Vicarious liability, which is common in some areas of the law, refers to legal responsibility for the actions of another. If a law holds X responsible for Y's actions, then X's liability is said to be vicarious. In the criminal law, however, courts and commentators use the term in several different ways. Sometimes the term vicarious liability may be intended to refer only to cases that hold X criminally responsible for Y's conduct based on the relationship between X and Y. Sometimes the term may be used to describe X having liability for Y's conduct even though X was not at fault. The term may also be used to refer to all situations in which X is held criminally liable for Y's conduct.
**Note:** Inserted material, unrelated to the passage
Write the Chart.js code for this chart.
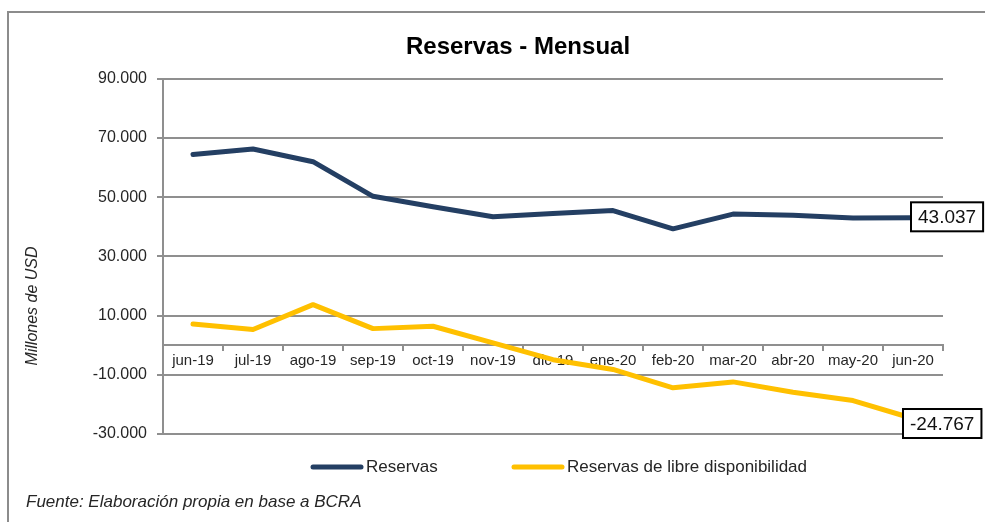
<!DOCTYPE html>
<html>
<head>
<meta charset="utf-8">
<script src="https://cdn.jsdelivr.net/npm/chart.js@4.4.1/dist/chart.umd.min.js"></script>
<style>
  html, body { margin: 0; padding: 0; background: #ffffff; }
  #wrap { width: 985px; height: 522px; position: relative; }
</style>
</head>
<body>
<div id="wrap"><canvas id="chart"></canvas></div>
<script>
'use strict';

// Datos (millones de USD)
const meses = ['jun-19', 'jul-19', 'ago-19', 'sep-19', 'oct-19', 'nov-19', 'dic-19',
               'ene-20', 'feb-20', 'mar-20', 'abr-20', 'may-20', 'jun-20'];
const reservas = [64400, 66300, 62000, 50300, 46800, 43400, 44500, 45500, 39300, 44300, 43900, 43000, 43037];
const libreDisp = [7200, 5300, 13700, 5600, 6400, 800, -4900, -8200, -14400, -12400, -15900, -18700, -24767];
const yTicks = { min: -30000, max: 90000, step: 20000 };

const GRID = '#8f8f8f';
const TEXT = '#262626';
const FONT = "'Liberation Sans', Arial, sans-serif";

// 90000 -> "90.000"
function fmt(v) {
  const s = String(Math.abs(Math.round(v))).replace(/\B(?=(\d{3})+(?!\d))/g, '.');
  return (v < 0 ? '-' : '') + s;
}

// marco, titulo del eje, leyenda, fuente y etiquetas del ultimo valor
const extras = {
  id: 'extras',
  afterDatasetsDraw(chart) {
    const ctx = chart.ctx;
    const shift = [{ dx: -2, dy: -1 }, { dx: -10, dy: 5 }];
    ctx.save();
    chart.data.datasets.forEach((ds, i) => {
      const meta = chart.getDatasetMeta(i);
      const pt = meta.data[meta.data.length - 1];
      const txt = fmt(ds.data[ds.data.length - 1]);
      ctx.font = '19px ' + FONT;
      const w = ctx.measureText(txt).width + 14;
      const h = 29;
      const x = pt.x + shift[i].dx;
      const y = pt.y + shift[i].dy - h / 2;
      ctx.fillStyle = '#ffffff';
      ctx.fillRect(x, y, w, h);
      ctx.strokeStyle = '#000000';
      ctx.lineWidth = 2;
      ctx.strokeRect(x, y, w, h);
      ctx.fillStyle = '#111111';
      ctx.textAlign = 'left';
      ctx.textBaseline = 'middle';
      ctx.fillText(txt, x + 7, y + h / 2 + 1);
    });
    ctx.restore();
  },
  afterDraw(chart) {
    const ctx = chart.ctx;
    ctx.save();
    // borde exterior
    ctx.strokeStyle = '#8c8c8c';
    ctx.lineWidth = 2;
    ctx.strokeRect(8, 12, 1000, 530);

    // titulo eje Y
    ctx.fillStyle = TEXT;
    ctx.font = 'italic 16px ' + FONT;
    ctx.textAlign = 'center';
    ctx.textBaseline = 'middle';
    ctx.translate(33, 306);
    ctx.rotate(-Math.PI / 2);
    ctx.fillText('Millones de USD', 0, 0);
    ctx.setTransform(1, 0, 0, 1, 0, 0);

    // leyenda
    const items = [{ x: 311 }, { x: 512 }];
    ctx.font = '17px ' + FONT;
    ctx.textAlign = 'left';
    chart.data.datasets.forEach((ds, i) => {
      ctx.strokeStyle = ds.borderColor;
      ctx.lineWidth = 5;
      ctx.lineCap = 'round';
      ctx.beginPath();
      ctx.moveTo(items[i].x + 2, 467);
      ctx.lineTo(items[i].x + 50, 467);
      ctx.stroke();
      ctx.fillStyle = TEXT;
      ctx.fillText(ds.label, items[i].x + 55, 467);
    });

    // fuente
    ctx.font = 'italic 17px ' + FONT;
    ctx.fillText('Fuente: Elaboración propia en base a BCRA', 26, 502);
    ctx.restore();
  }
};

new Chart(document.getElementById('chart'), {
  type: 'line',
  data: {
    labels: meses,
    datasets: [
      {
        label: 'Reservas',
        data: reservas,
        borderColor: '#243f63',
        borderWidth: 5,
        tension: 0,
        pointRadius: 0,
        borderCapStyle: 'round',
        borderJoinStyle: 'round'
      },
      {
        label: 'Reservas de libre disponibilidad',
        data: libreDisp,
        borderColor: '#ffc000',
        borderWidth: 5,
        tension: 0,
        pointRadius: 0,
        borderCapStyle: 'round',
        borderJoinStyle: 'round'
      }
    ]
  },
  options: {
    responsive: true,
    maintainAspectRatio: false,
    animation: false,
    layout: { padding: { left: 93, right: 42, top: 0, bottom: 88 } },
    plugins: {
      legend: { display: false },
      tooltip: { enabled: false },
      title: {
        display: true,
        text: 'Reservas - Mensual',
        color: '#000000',
        font: { family: FONT, size: 24, weight: 'bold', lineHeight: 1.2 },
        padding: { top: 33, bottom: 17 }
      }
    },
    scales: {
      x: {
        position: { y: 0 },
        offset: true,
        border: { display: true, color: GRID, width: 2 },
        grid: { offset: true, drawOnChartArea: false, drawTicks: true, tickLength: 5, color: GRID, lineWidth: 2 },
        ticks: { color: TEXT, font: { family: FONT, size: 15 }, padding: 2, maxRotation: 0, autoSkip: false }
      },
      y: {
        min: yTicks.min,
        max: yTicks.max,
        afterFit(scale) { scale.width = 70; },
        border: { display: true, color: GRID, width: 2 },
        grid: { color: GRID, lineWidth: 2, drawTicks: true, tickLength: 6 },
        ticks: {
          stepSize: yTicks.step,
          color: TEXT,
          padding: 10,
          font: { family: FONT, size: 16 },
          callback: (v) => fmt(v)
        }
      }
    }
  },
  plugins: [extras]
});
</script>
</body>
</html>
Under any definition, the criminal law disfavors vicarious liability. The general rule is that one is liable only for one's own actions and not for the actions of others. Although this general rule against vicarious liability has some exceptions, the principle that one is criminally responsible only for one's own actions has considerable force, influencing both legislation and judicial decisions.

Laws that punish a defendant's own act or omission that allows another person to do something unlawful impose direct liability, not vicarious liability, although such laws are sometimes mislabeled. Parents, for example, sometimes face criminal liability for allowing their minor children to use guns or automobiles or to skip school. These crimes are examples of direct liability, not vicarious liability, because the statutes explicitly hold the parent liable for the parent's own act (e.g., negligently storing a weapon) or omission (e.g., culpably failing to see that a child attended school) that caused the harm, rather than for the child's conduct.

As a general rule, the criminal law does not employ vicarious liability. Such liability would often run afoul of basic precepts that require an actus reus and fault for criminal responsibility. Although vicarious liability is employed in limited circumstances, its wisdom and constitutionality are open to question when its use creates too extreme an affront to these principles.